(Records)
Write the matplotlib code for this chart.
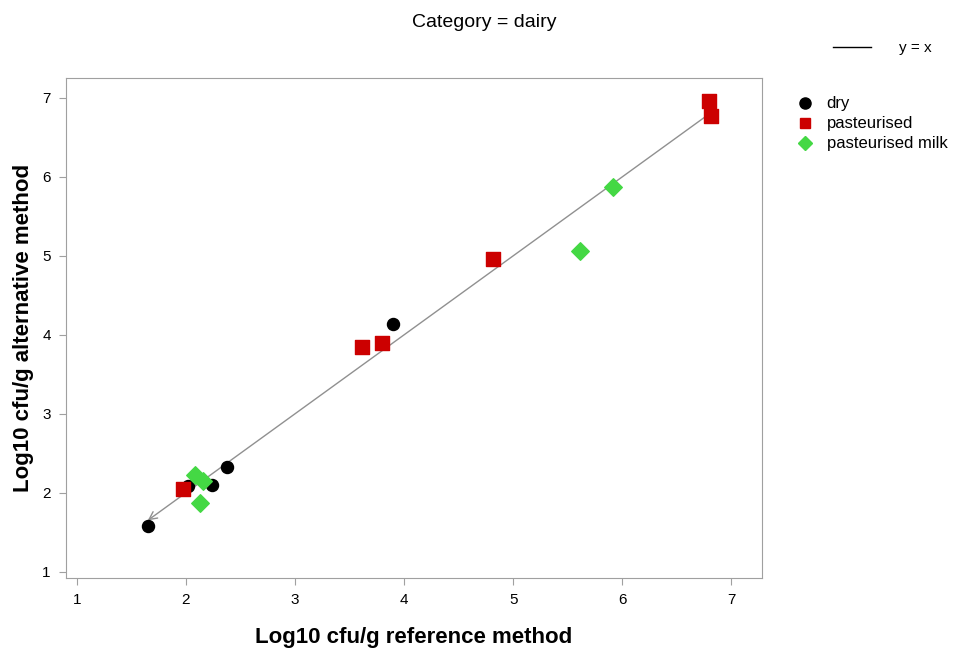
import numpy as np
import matplotlib.pyplot as plt
from matplotlib.lines import Line2D

plt.rcParams['font.family'] = ['Liberation Sans Narrow', 'Liberation Sans', 'DejaVu Sans']

# dry samples
dry_x = [1.65, 2.02, 2.24, 2.38, 3.90]
dry_y = [1.58, 2.08, 2.10, 2.33, 4.14]
# pasteurised
past_x = [1.97, 3.61, 3.80, 4.81, 6.79, 6.81]
past_y = [2.05, 3.84, 3.89, 4.96, 6.96, 6.77]
# pasteurised milk
milk_x = [2.08, 2.16, 2.13, 5.61, 5.91]
milk_y = [2.23, 2.15, 1.87, 5.06, 5.87]

# y = x line end points (min / max of data)
line_lo = 1.65
line_hi = 6.80

xticks = [1, 2, 3, 4, 5, 6, 7]
yticks = [1, 2, 3, 4, 5, 6, 7]

fig = plt.figure(figsize=(9.59, 6.51), dpi=100)
ax = fig.add_axes((0.0688, 0.1121, 0.7258, 0.768))

grey = "#a0a0a0"
ax.annotate("", xy=(line_lo, line_lo), xytext=(line_hi, line_hi),
            arrowprops=dict(arrowstyle="->", color="#909090", lw=1,
                            mutation_scale=14, shrinkA=0, shrinkB=0))

ax.scatter(dry_x, dry_y, s=75, marker="o", color="black", zorder=3)
ax.scatter(past_x, past_y, s=90, marker="s", color="#cc0000", zorder=3)
ax.scatter(milk_x, milk_y, s=80, marker="D", color="#44d844", zorder=3)

ax.set_xlim(0.9, 7.28)
ax.set_ylim(0.92, 7.25)
ax.set_xticks(xticks)
ax.set_yticks(yticks)
for s in ax.spines.values():
    s.set_color(grey)
ax.tick_params(colors=grey, labelcolor="black", labelsize=11, length=5, pad=6)

ax.set_xlabel("Log10 cfu/g reference method", fontsize=16, fontweight="bold", labelpad=14)
ax.set_ylabel("Log10 cfu/g alternative method", fontsize=16, fontweight="bold", labelpad=6)

fig.text(0.505, 0.966, "Category = dairy", ha="center", va="center", fontsize=14)

# legends
h_line = [Line2D([0], [0], color="black", lw=1)]
fig.legend(h_line, ["y = x"], loc="center", bbox_to_anchor=(0.92, 0.926),
           frameon=False, fontsize=11, handlelength=2.5, handletextpad=1.8)
h_pts = [Line2D([0], [0], marker="o", ls="", color="black", markersize=8),
         Line2D([0], [0], marker="s", ls="", color="#cc0000", markersize=7),
         Line2D([0], [0], marker="D", ls="", color="#44d844", markersize=7)]
fig.legend(h_pts, ["dry", "pasteurised", "pasteurised milk"], loc="upper left",
           bbox_to_anchor=(0.815, 0.875), frameon=False, fontsize=12,
           handlelength=1.0, handletextpad=0.8, labelspacing=0.3)

fig.savefig("out.png", dpi=100)
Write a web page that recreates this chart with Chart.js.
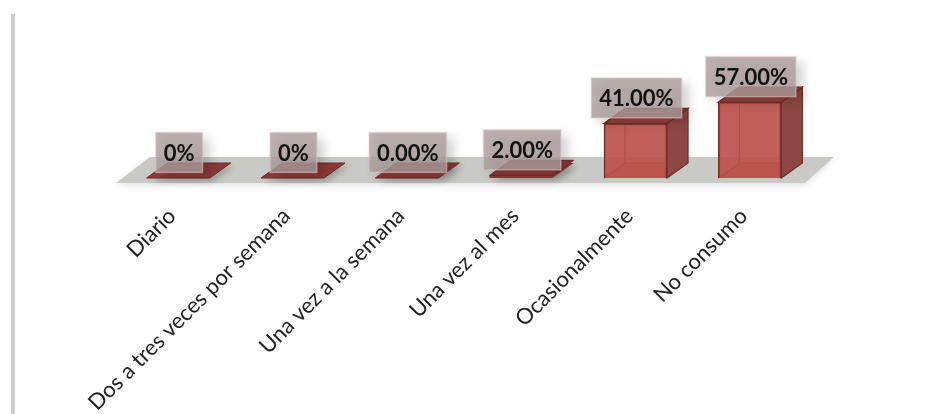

* Exercise objective *
Without including any pictures, print all of the material exactly as given.

* Solution to this exercise *
Write the matplotlib code for this chart.
import numpy as np
import matplotlib.pyplot as plt
from matplotlib.lines import Line2D

plt.rcParams['font.family'] = ['Liberation Sans Narrow', 'Liberation Sans', 'DejaVu Sans']

# dry samples
dry_x = [1.65, 2.02, 2.24, 2.38, 3.90]
dry_y = [1.58, 2.08, 2.10, 2.33, 4.14]
# pasteurised
past_x = [1.97, 3.61, 3.80, 4.81, 6.79, 6.81]
past_y = [2.05, 3.84, 3.89, 4.96, 6.96, 6.77]
# pasteurised milk
milk_x = [2.08, 2.16, 2.13, 5.61, 5.91]
milk_y = [2.23, 2.15, 1.87, 5.06, 5.87]

# y = x line end points (min / max of data)
line_lo = 1.65
line_hi = 6.80

xticks = [1, 2, 3, 4, 5, 6, 7]
yticks = [1, 2, 3, 4, 5, 6, 7]

fig = plt.figure(figsize=(9.59, 6.51), dpi=100)
ax = fig.add_axes((0.0688, 0.1121, 0.7258, 0.768))

grey = "#a0a0a0"
ax.annotate("", xy=(line_lo, line_lo), xytext=(line_hi, line_hi),
            arrowprops=dict(arrowstyle="->", color="#909090", lw=1,
                            mutation_scale=14, shrinkA=0, shrinkB=0))

ax.scatter(dry_x, dry_y, s=75, marker="o", color="black", zorder=3)
ax.scatter(past_x, past_y, s=90, marker="s", color="#cc0000", zorder=3)
ax.scatter(milk_x, milk_y, s=80, marker="D", color="#44d844", zorder=3)

ax.set_xlim(0.9, 7.28)
ax.set_ylim(0.92, 7.25)
ax.set_xticks(xticks)
ax.set_yticks(yticks)
for s in ax.spines.values():
    s.set_color(grey)
ax.tick_params(colors=grey, labelcolor="black", labelsize=11, length=5, pad=6)

ax.set_xlabel("Log10 cfu/g reference method", fontsize=16, fontweight="bold", labelpad=14)
ax.set_ylabel("Log10 cfu/g alternative method", fontsize=16, fontweight="bold", labelpad=6)

fig.text(0.505, 0.966, "Category = dairy", ha="center", va="center", fontsize=14)

# legends
h_line = [Line2D([0], [0], color="black", lw=1)]
fig.legend(h_line, ["y = x"], loc="center", bbox_to_anchor=(0.92, 0.926),
           frameon=False, fontsize=11, handlelength=2.5, handletextpad=1.8)
h_pts = [Line2D([0], [0], marker="o", ls="", color="black", markersize=8),
         Line2D([0], [0], marker="s", ls="", color="#cc0000", markersize=7),
         Line2D([0], [0], marker="D", ls="", color="#44d844", markersize=7)]
fig.legend(h_pts, ["dry", "pasteurised", "pasteurised milk"], loc="upper left",
           bbox_to_anchor=(0.815, 0.875), frameon=False, fontsize=12,
           handlelength=1.0, handletextpad=0.8, labelspacing=0.3)

fig.savefig("out.png", dpi=100)
Write a web page that recreates this chart with Chart.js.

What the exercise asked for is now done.